自社を希望する求職者や働いている社員が、地域限定社員を求めているかも考えておきましょう。実際に制度を導入しても社員が必要としていなければ無駄なコストを使用したことになります。求職者や社員にアンケートや面接を行ってニーズを把握しておきましょう

ポイント③勤務条件の詳細を決めておく

地域限定社員の勤務条件を定めてください。勤務時間や役割、給与やボーナスなどの処遇も重要です。その条件から正社員とどの程度の格差に留めるのかを判断しましょう。正社員とほぼ同一条件にするなら給与格差はあまりないほうがおすすめです。

ポイント④納得のいく待遇にする

正社員と地域限定社員の大きな違いは転勤の有無です。正社員からすれば、地域限定社員は転勤がないのに給与格差があまり無いと不満を感じる人もいるでしょう。

丁寧に正社員と地域限定社員の格差を生まないような待遇を検討し、その人事評価などを明確にすることが求められます。また、地域限定社員に転換する正社員がデメリットを感じない程度の差にするために、面談やアフターフォローを行っていくのがおすすめです。

ポイント⑤目標や労働条件を決めておく

地域限定社員は正社員とやや異なる立ち番いなるため、目標や労働条件を決めて、キャリアアップの機会を設定してください。

正社員と比較すると職位に関して上限を設定している企業も多いですが、モチベーションを維持するために目標をもたせてあげることが重要です。地域に根づくプロフェッショナルとして育成することができれば、企業に対するユーザーのイメージもアップしていきます。

地域限定社員の企業事例

企業事例①日本郵政株式会社

実際に地域限定社員を導入した企業事例を確認しましょう。日本郵政株式会社は新卒の採用枠に地域限定社員を導入しています。郵便やゆうちょに関する部分などで地域と密着して勤務することが重要だからです。
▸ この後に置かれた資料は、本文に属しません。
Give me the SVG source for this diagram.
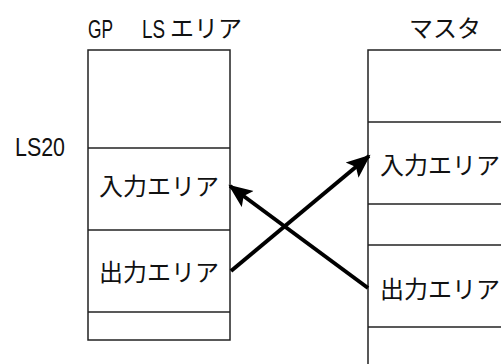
<svg xmlns="http://www.w3.org/2000/svg" width="501" height="364" viewBox="0 0 501 364">
<style>
.box{fill:#fff;stroke:#222;stroke-width:1.5}
.div{stroke:#222;stroke-width:1.5}
.t{font-family:"Noto Sans CJK JP","DejaVu Sans",sans-serif;font-size:24px;fill:#111}
.lat{font-family:"Liberation Sans","DejaVu Sans",sans-serif;font-size:25px;fill:#111}
.arr{stroke:#000;stroke-width:4;fill:none}
</style>
<defs>
<marker id="ah" markerUnits="userSpaceOnUse" markerWidth="26" markerHeight="22" refX="22" refY="10" orient="auto" viewBox="0 0 26 20">
<path d="M0,0 L24,10 L0,20 L5,10 Z" fill="#000"/>
</marker>
</defs>
<rect width="501" height="364" fill="#fff"/>
<g id="labels">
<text class="lat" x="88" y="38" textLength="25" lengthAdjust="spacingAndGlyphs">GP</text>
<text class="lat" x="142" y="38"><tspan textLength="23" lengthAdjust="spacingAndGlyphs">LS</tspan> <tspan class="t" x="170" y="37">エリア</tspan></text>
<text class="t" x="445" y="37" text-anchor="middle">マスタ</text>
<text class="lat" x="15" y="156" textLength="50" lengthAdjust="spacingAndGlyphs">LS20</text>
</g>
<g id="gp-ls-area">
<rect class="box" x="88" y="50" width="142" height="290"/>
<line class="div" x1="88" y1="148" x2="230" y2="148"/>
<line class="div" x1="88" y1="230" x2="230" y2="230"/>
<line class="div" x1="88" y1="312" x2="230" y2="312"/>
<text class="t" x="159" y="195" text-anchor="middle">入力エリア</text>
<text class="t" x="159" y="281" text-anchor="middle">出力エリア</text>
</g>
<g id="master">
<rect class="box" x="368" y="50" width="150" height="330"/>
<line class="div" x1="368" y1="122" x2="501" y2="122"/>
<line class="div" x1="368" y1="204" x2="501" y2="204"/>
<line class="div" x1="368" y1="245" x2="501" y2="245"/>
<line class="div" x1="368" y1="327" x2="501" y2="327"/>
<text class="t" x="380" y="174">入力エリア</text>
<text class="t" x="380" y="298">出力エリア</text>
</g>
<g id="connectors">
<line class="arr" x1="231" y1="271" x2="369" y2="156" marker-end="url(#ah)"/>
<line class="arr" x1="368" y1="288" x2="230" y2="186" marker-end="url(#ah)"/>
</g>
</svg>
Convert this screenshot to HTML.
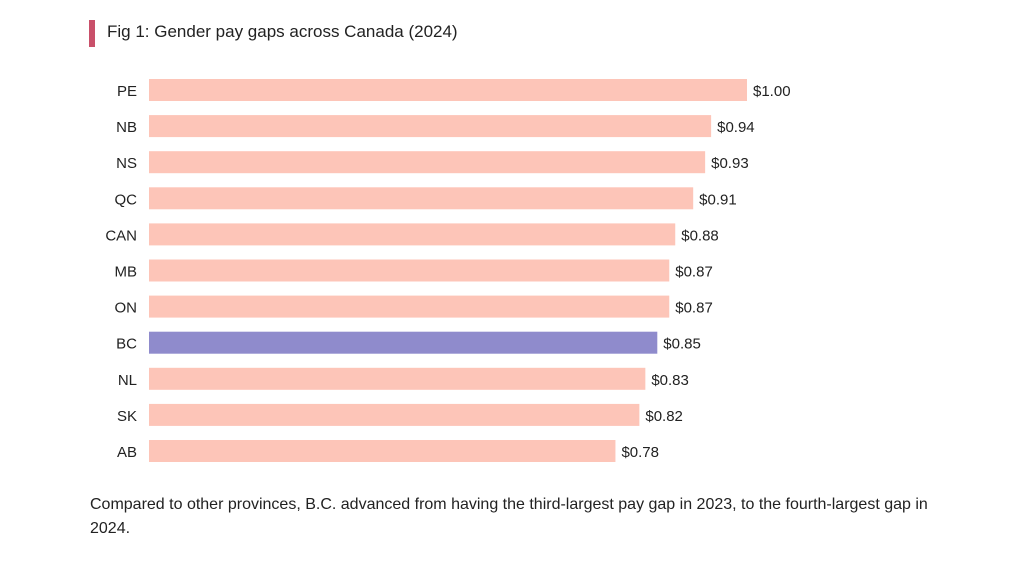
<!DOCTYPE html>
<html><head><meta charset="utf-8"><style>
body{margin:0;width:1024px;height:571px;background:#fff;font-family:"Liberation Sans","DejaVu Sans",sans-serif;color:#222;overflow:hidden;position:relative}
#title{position:absolute;left:107px;top:22px;font-size:17px}
#accent{position:absolute;left:89px;top:20px;width:6px;height:27px;background:#c9506a}
#note{position:absolute;left:90px;top:493px;width:845px;font-size:16px;line-height:24px}
svg{position:absolute;left:0;top:0}
</style></head><body>
<div id="accent"></div>
<div id="title">Fig 1: Gender pay gaps across Canada (2024)</div>
<svg id="chart" width="1024" height="571"></svg>
<div id="note">Compared to other provinces, B.C. advanced from having the third-largest pay gap in 2023, to the fourth-largest gap in 2024.</div>
<script>
const categories=["PE","NB","NS","QC","CAN","MB","ON","BC","NL","SK","AB"];
const values=[1.00,0.94,0.93,0.91,0.88,0.87,0.87,0.85,0.83,0.82,0.78];
const labels=["$1.00","$0.94","$0.93","$0.91","$0.88","$0.87","$0.87","$0.85","$0.83","$0.82","$0.78"];
const highlight="BC";
const svg=document.getElementById('chart');
const NS='http://www.w3.org/2000/svg';
const x0=149, xs=598;
function xScale(v){return x0+v*xs;}
function yScale(i){return 79+i*36.1;}
categories.forEach((c,i)=>{
  const y=yScale(i);
  const r=document.createElementNS(NS,'rect');
  r.setAttribute('x',x0);r.setAttribute('y',y);
  r.setAttribute('width',xScale(values[i])-x0);r.setAttribute('height',22);
  r.setAttribute('fill',c===highlight?'#8f8bcc':'#fdc5b8');
  
  
  svg.appendChild(r);
  const t=document.createElementNS(NS,'text');
  t.setAttribute('x',137);t.setAttribute('y',y+17);
  t.setAttribute('text-anchor','end');t.setAttribute('font-size','15');t.setAttribute('fill','#222');
  t.textContent=c;
  
  
  svg.appendChild(t);
  const v=document.createElementNS(NS,'text');
  v.setAttribute('x',xScale(values[i])+6);v.setAttribute('y',y+17);
  v.setAttribute('font-size','15');v.setAttribute('fill','#222');
  v.textContent=labels[i];
  
  
  svg.appendChild(v);
});
</script>
</body></html>
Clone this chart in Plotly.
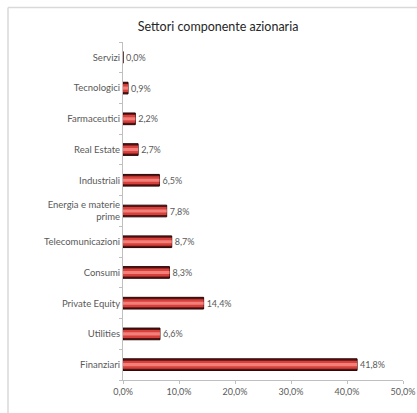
import plotly.graph_objects as go

# Equity sector breakdown (percent of the equity component)
sectors = [
    "Servizi", "Tecnologici", "Farmaceutici", "Real Estate", "Industriali",
    "Energia e materie<br>prime", "Telecomunicazioni", "Consumi",
    "Private Equity", "Utilities", "Finanziari",
]
weights = [0.0, 0.9, 2.2, 2.7, 6.5, 7.8, 8.7, 8.3, 14.4, 6.6, 41.8]
x_ticks = [0, 10, 20, 30, 40, 50]
x_tick_labels = ["0,0%", "10,0%", "20,0%", "30,0%", "40,0%", "50,0%"]

labels = [f"{v:.1f}%".replace(".", ",") for v in weights]
font = "Lato, 'Open Sans', sans-serif"
grey = "#595959"
frame = "#d9d9d9"

ML, MR, MT, MB = 123, 14, 42, 33
W, H = 417, 413
pw, ph = W - ML - MR, H - MT - MB

fig = go.Figure()
# Dark body giving the bar its shaded rim
fig.add_trace(go.Bar(
    x=weights, y=sectors, orientation="h", width=0.38,
    marker=dict(color="#5a1212", line=dict(color="#2a0606", width=1)),
    text=labels, textposition="outside", cliponaxis=False,
    textfont=dict(family=font, size=9, color=grey),
    hoverinfo="skip",
))
# Red face of the bar
fig.add_trace(go.Bar(
    x=weights, y=sectors, orientation="h", width=0.26,
    marker=dict(color="#d8403c", line=dict(width=0)),
    hoverinfo="skip",
))
# Light streak along the middle
fig.add_trace(go.Bar(
    x=weights, y=sectors, orientation="h", width=0.1,
    marker=dict(color="#f2807a", line=dict(width=0)),
    hoverinfo="skip",
))

# Chart-area border: only its left and top edges fall inside the page
fx = -(ML - 8) / pw
fy = 1 + (MT - 7.5) / ph
fig.update_layout(
    width=W, height=H,
    margin=dict(l=ML, r=MR, t=MT, b=MB, autoexpand=False),
    paper_bgcolor="white", plot_bgcolor="white",
    barmode="overlay", showlegend=False,
    title=dict(text="Settori componente azionaria", x=0.523, xanchor="center",
               y=1 - 27 / H, yanchor="middle",
               font=dict(family=font, size=12.5, color="#262626")),
    font=dict(family=font, size=9, color=grey),
    shapes=[
        dict(type="line", xref="paper", yref="paper",
             x0=fx, x1=fx, y0=-MB / ph - 0.05, y1=fy,
             line=dict(color=frame, width=1.5), layer="below"),
        dict(type="line", xref="paper", yref="paper",
             x0=fx, x1=1 + (MR + 5) / pw, y0=fy, y1=fy,
             line=dict(color=frame, width=1.5), layer="below"),
    ],
)
fig.update_xaxes(
    range=[0, 50], tickvals=x_ticks, ticktext=x_tick_labels,
    automargin=False,
    showgrid=False, zeroline=False, showline=True, linecolor="#bfbfbf",
    ticks="outside", ticklen=3, tickcolor="#bfbfbf",
    ticklabeloverflow="allow",
    tickfont=dict(family=font, size=9, color=grey),
)
fig.update_yaxes(
    categoryorder="array", categoryarray=sectors[::-1],
    automargin=False,
    showgrid=False, zeroline=False, showline=True, linecolor="#bfbfbf",
    ticks="outside", ticklen=3, tickcolor="#bfbfbf", tickson="boundaries",
    tickfont=dict(family=font, size=9.5, color=grey),
)

fig.write_html("out.html", config={"displayModeBar": False})
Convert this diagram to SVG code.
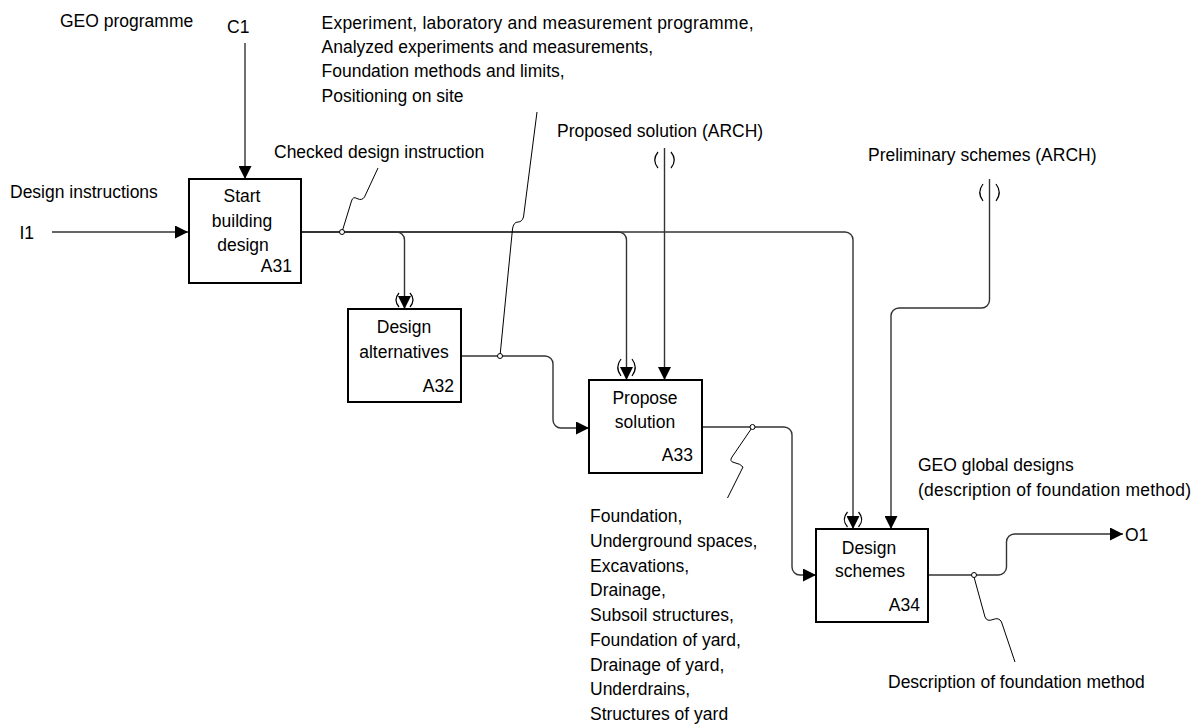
<svg xmlns="http://www.w3.org/2000/svg" width="1202" height="724" viewBox="0 0 1202 724">
  <style>
    text { font-family: "Liberation Sans", Arial, sans-serif; font-size: 17.5px; fill: #000; }
    .mid { text-anchor: middle; }
    .end { text-anchor: end; }
    .box { fill: #fff; stroke: #000; stroke-width: 2; }
    .arrow { fill: none; stroke: #333; stroke-width: 1.4; }
    .squiggle { fill: none; stroke: #000; stroke-width: 1; }
    .tunnel { fill: none; stroke: #000; stroke-width: 1.2; }
    .dot { fill: #fff; stroke: #000; stroke-width: 1; }
  </style>
  <defs>
    <marker id="head" markerUnits="userSpaceOnUse" markerWidth="13" markerHeight="13" refX="13" refY="6.5" orient="auto">
      <path d="M0,0 L13,6.5 L0,13 z" fill="#000"/>
    </marker>
  </defs>

  <rect width="1202" height="724" fill="#fff"/>

  <!-- connectors -->
  <g id="connectors">
    <path class="arrow" d="M245,43 V179" marker-end="url(#head)"/>
    <path class="arrow" d="M52,232 H188" marker-end="url(#head)"/>
    <path class="arrow" d="M301,232 H396.5 A8,8 0 0 1 404.5,240 V309" marker-end="url(#head)"/>
    <path class="arrow" d="M301,232 H618.5 A8,8 0 0 1 626.5,240 V380" marker-end="url(#head)"/>
    <path class="arrow" d="M301,232 H845 A8,8 0 0 1 853,240 V529" marker-end="url(#head)"/>
    <path class="arrow" d="M664.5,148 V380" marker-end="url(#head)"/>
    <path class="arrow" d="M989.5,179 V300 A8,8 0 0 1 981.5,308 H899 A8,8 0 0 0 891,316 V529" marker-end="url(#head)"/>
    <path class="arrow" d="M461,356 H545 A8,8 0 0 1 553,364 V420 A8,8 0 0 0 561,428 H589" marker-end="url(#head)"/>
    <path class="arrow" d="M702,427 H784 A8,8 0 0 1 792,435 V567 A8,8 0 0 0 800,575 H816" marker-end="url(#head)"/>
    <path class="arrow" d="M928,575 H998 A8,8 0 0 0 1006.5,567 V542 A8,8 0 0 1 1014.5,534 H1123" marker-end="url(#head)"/>

    <!-- label leaders -->
    <path class="squiggle" d="M342,232 L351.5,201 Q353,196 357,198.5 Q362,201 364.5,197 L378,168"/>
    <path class="squiggle" d="M500,356 L512.5,229 Q513.5,222 518,222 Q522,222 523.5,217 L537,112"/>
    <path class="squiggle" d="M752.5,427 L732,457 Q729,461.5 734,462.5 Q741,464 743,467 L727.5,498"/>
    <path class="squiggle" d="M974,577 L985,617 Q987,622 993,619.5 Q999,617 1001.5,622 L1015,662"/>

    <!-- branch dots -->
    <circle class="dot" cx="342" cy="232" r="2.5"/>
    <circle class="dot" cx="500" cy="356" r="2.5"/>
    <circle class="dot" cx="752.5" cy="427" r="2.5"/>
    <circle class="dot" cx="974" cy="575" r="2.5"/>

    <!-- tunnel marks -->
    <path class="tunnel" d="M399,293 Q393,300 399,307 M410,293 Q416,300 410,307"/>
    <path class="tunnel" d="M621,359 Q614.5,367.5 621,376 M632,359 Q638.5,367.5 632,376"/>
    <path class="tunnel" d="M847.5,512 Q841,519.5 847.5,527 M858.5,512 Q865,519.5 858.5,527"/>
    <path class="tunnel" d="M658,152 Q651.5,160 658,168 M671,152 Q677.5,160 671,168"/>
    <path class="tunnel" d="M983,184 Q976.5,192.5 983,201 M996,184 Q1002.5,192.5 996,201"/>
  </g>

  <!-- boundary labels -->
  <g id="labels">
    <text x="60" y="27">GEO programme</text>
    <text x="227" y="33">C1</text>
    <text x="10" y="198">Design instructions</text>
    <text x="19.5" y="239">I1</text>
    <text x="274" y="158">Checked design instruction</text>
    <text x="321.5" y="28.5" textLength="432" lengthAdjust="spacing">Experiment, laboratory and measurement programme,</text>
    <text x="321.5" y="53">Analyzed experiments and measurements,</text>
    <text x="321.5" y="77">Foundation methods and limits,</text>
    <text x="321.5" y="101.5">Positioning on site</text>
    <text x="557" y="136.5">Proposed solution (ARCH)</text>
    <text x="868" y="160.5">Preliminary schemes (ARCH)</text>
    <text x="918" y="470.5">GEO global designs</text>
    <text x="918" y="495.5" textLength="273" lengthAdjust="spacing">(description of foundation method)</text>
    <text x="1125" y="540.5">O1</text>
    <text x="888" y="687.5">Description of foundation method</text>
    <text x="590" y="522">Foundation,</text>
    <text x="590" y="546.75">Underground spaces,</text>
    <text x="590" y="571.5">Excavations,</text>
    <text x="590" y="596.25">Drainage,</text>
    <text x="590" y="621">Subsoil structures,</text>
    <text x="590" y="645.75">Foundation of yard,</text>
    <text x="590" y="670.5">Drainage of yard,</text>
    <text x="590" y="695.25">Underdrains,</text>
    <text x="590" y="720">Structures of yard</text>
  </g>

  <!-- activity boxes -->
  <g id="A31">
    <rect class="box" x="189" y="179" width="112" height="104"/>
    <text class="mid" x="242" y="202">Start</text>
    <text class="mid" x="242" y="227">building</text>
    <text class="mid" x="243" y="251">design</text>
    <text class="end" x="292" y="272">A31</text>
  </g>
  <g id="A32">
    <rect class="box" x="348" y="309" width="113" height="93"/>
    <text class="mid" x="404" y="333">Design</text>
    <text class="mid" x="404" y="358">alternatives</text>
    <text class="end" x="454" y="392">A32</text>
  </g>
  <g id="A33">
    <rect class="box" x="589" y="380" width="113" height="93"/>
    <text class="mid" x="645" y="404">Propose</text>
    <text class="mid" x="645" y="428">solution</text>
    <text class="end" x="693" y="461">A33</text>
  </g>
  <g id="A34">
    <rect class="box" x="816" y="529" width="112" height="93"/>
    <text class="mid" x="869" y="553.5">Design</text>
    <text class="mid" x="870" y="577">schemes</text>
    <text class="end" x="920" y="610.5">A34</text>
  </g>
</svg>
注意点は地域限定社員として地域外への転勤はありませんが、全国を13に分けたエリア内の異動の可能性があります。また、一般職に関しては転居を伴う転勤はありません。少し特殊な地域限定社員となっているので注意しましょう。

企業事例②株式会社ユニクロ

株式会社ユニクロは非正規雇用労働者を正規化する中で、地域限定社員の制度も導入しました。また、勤務体系も見直しを行い、勤務日数を少なくできるようにするなど社員の希望を取り入れたのです。人材コストはかかったものの、能力の高い人材を確保できました。

企業事例③株式会社AOKIホールディングス

株式会社AOKIホールディングスは各地に店舗を展開する紳士服メーカーであり、女性社員も多く在籍しています。そのため、出産や育児を両立させることが課題となっており、地域限定社員制度が導入されました

また、働き方改革として「ギアチェンジパッケージ」という制度も導入されています。これは職位を維持した状態で最長3年間、勤務地や勤務時間などを限定した働ける制度です。地域限定社員を導入する際の付属のシステムとして参考にしてみてください。

地域限定社員の仕組みを理解しておこう!

地域限定社員の仕組みについて解説しました。地域限定社員は転勤がなく、正社員に近い給与やボーナスで働ける制度です。働き方改革が進んでいる現代において、多くの企業で導入が進んでいます。

仕事と家庭を両立したい人にとっておすすめの働き方であり、企業によっては正社員から地域限定社員、または地域限定社員から正社員に転換できるところもあるのです。自分の働き方を考える中で一つの選択肢として検討してみましょう。